For every failed document, fix the cause in IDT or the universe and re-run Test mode. Iterate until the log shows no failures you can’t accept.

4. Apply the changes

Once Test mode is clean, uncheck Test mode and run the tool again. This time the document specifications are written back to the CMS — every successful mapping commits.

The tool processes documents one at a time in a single transaction each, so a failure mid-run doesn’t corrupt anything. Documents that fail are left at their previous UNV state and can be retried after fixing the underlying cause.

What happens to existing scheduled instances and saved data?

Nothing — the tool only updates the document’s data-provider definition. Already-scheduled refreshes, saved data inside the documents, and historical instances are untouched. The next time a converted document refreshes, it pulls from the UNX universe.

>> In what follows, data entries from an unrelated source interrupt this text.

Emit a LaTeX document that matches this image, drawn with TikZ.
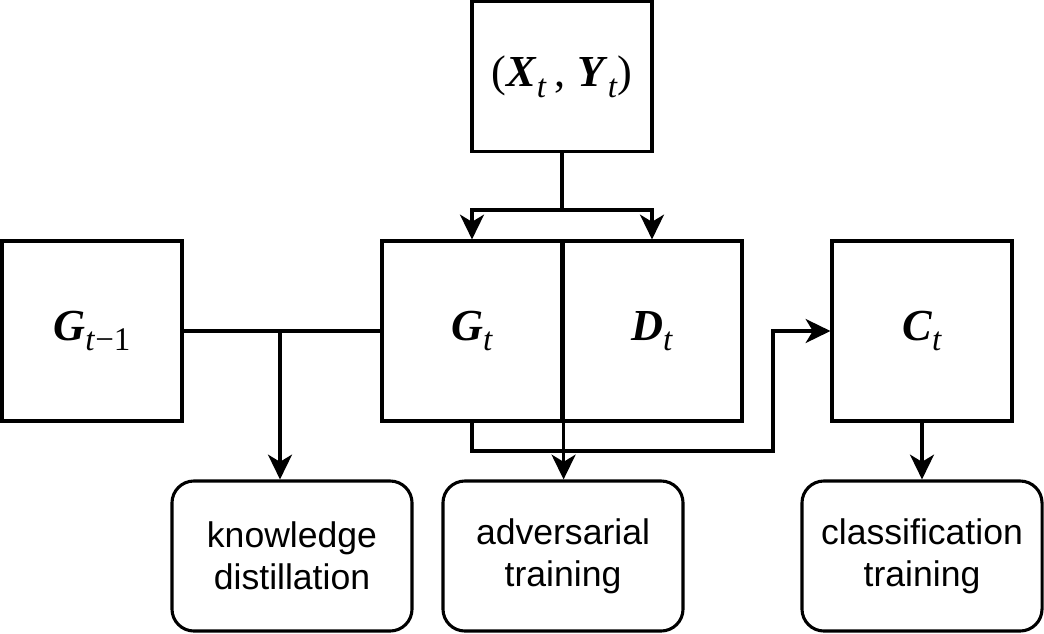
\documentclass[tikz,border=0pt]{standalone}
\usepackage{fontspec}
\setmainfont{Liberation Sans}
\newfontfamily\tms{Liberation Serif}
\newcommand\mvar[2]{\textbf{\textit{#1}}\raisebox{-0.24em}{\fontsize{23.5}{24}\selectfont #2}}
\usetikzlibrary{arrows.meta}

\begin{document}
\begin{tikzpicture}[x=0.025cm,y=-0.025cm,>={Stealth[length=0.62cm,width=0.6cm,inset=0.18cm]},
    line width=2.2pt,
    block/.style={draw,minimum width=4.5cm,minimum height=4.5cm,inner sep=0pt,
        font=\tms\fontsize{31.5}{34}\selectfont},
    task/.style={draw,rounded corners=0.55cm,minimum width=6cm,minimum height=3.75cm,
        align=center,inner sep=0pt,font=\fontsize{25.3}{30}\selectfont}]

    \useasboundingbox (0,0) rectangle (1044,633);

    \node[block,minimum height=3.75cm] (xy) at (562,76.5) {(\mvar{X}{\textit{t}}\,,\;\mvar{Y}{\textit{t}})};

    \node[block] (gprev) at (92,331) {\mvar{G}{\textit{t}−1}};
    \node[block] (gt) at (472,331) {\mvar{G}{\textit{t}}};
    \node[block] (dt) at (652,331) {\mvar{D}{\textit{t}}};
    \node[block] (ct) at (922,331) {\mvar{C}{\textit{t}}};

    \node[task] (kd) at (292,556) {knowledge\\distillation};
    \node[task] (adv) at (563,556) {adversarial\\training};
    \node[task] (cls) at (922,556) {classification\\training};

    \coordinate (fork) at (562,210);
    \coordinate (kdin) at (280,331);
    \coordinate (bend) at (773,451);

    \draw (xy.south) -- (fork);
    \draw[->] (fork) -| (gt.north);
    \draw[->] (fork) -| (dt.north);

    \draw (gprev.east) -- (gt.west);
    \draw[->] (kdin) -- (kdin |- kd.north);

    \draw[->] (gt.north east) -- (gt.north east |- adv.north);

    \draw[->] (gt.south) |- (bend) |- (ct.west);
    \draw[->] (ct.south) -- (cls.north);

\end{tikzpicture}
\end{document}
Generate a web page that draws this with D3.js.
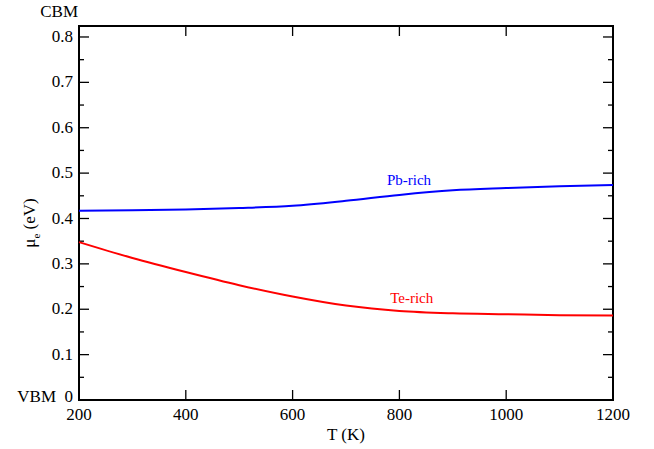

When this tool is not enough

A freshly converted UNX universe is a structural mirror of its UNV original — same folders, same object names, same kinds — just a different file extension. You don’t need to change anything in the UNX for the tool to work.

The only case where auto-mapping breaks is when the UNX has already been modified before the report migration ran: objects renamed, folders restructured, kinds or types changed. The tool then can’t resolve object references by path, and those documents fail.

The right sequence is convert → migrate reports → refactor the universe, in that order. If the UNX has already drifted from the UNV before reports were moved, you have two recovery options:

  1. Temporarily restore the UNX to look like the UNV for the duration of the migration — run the tool, then re-apply your universe changes. Easier than fixing dozens of reports by hand.
  2. Run the tool against whichever documents still match. Test mode tells you which ones map cleanly; the rest get manual attention.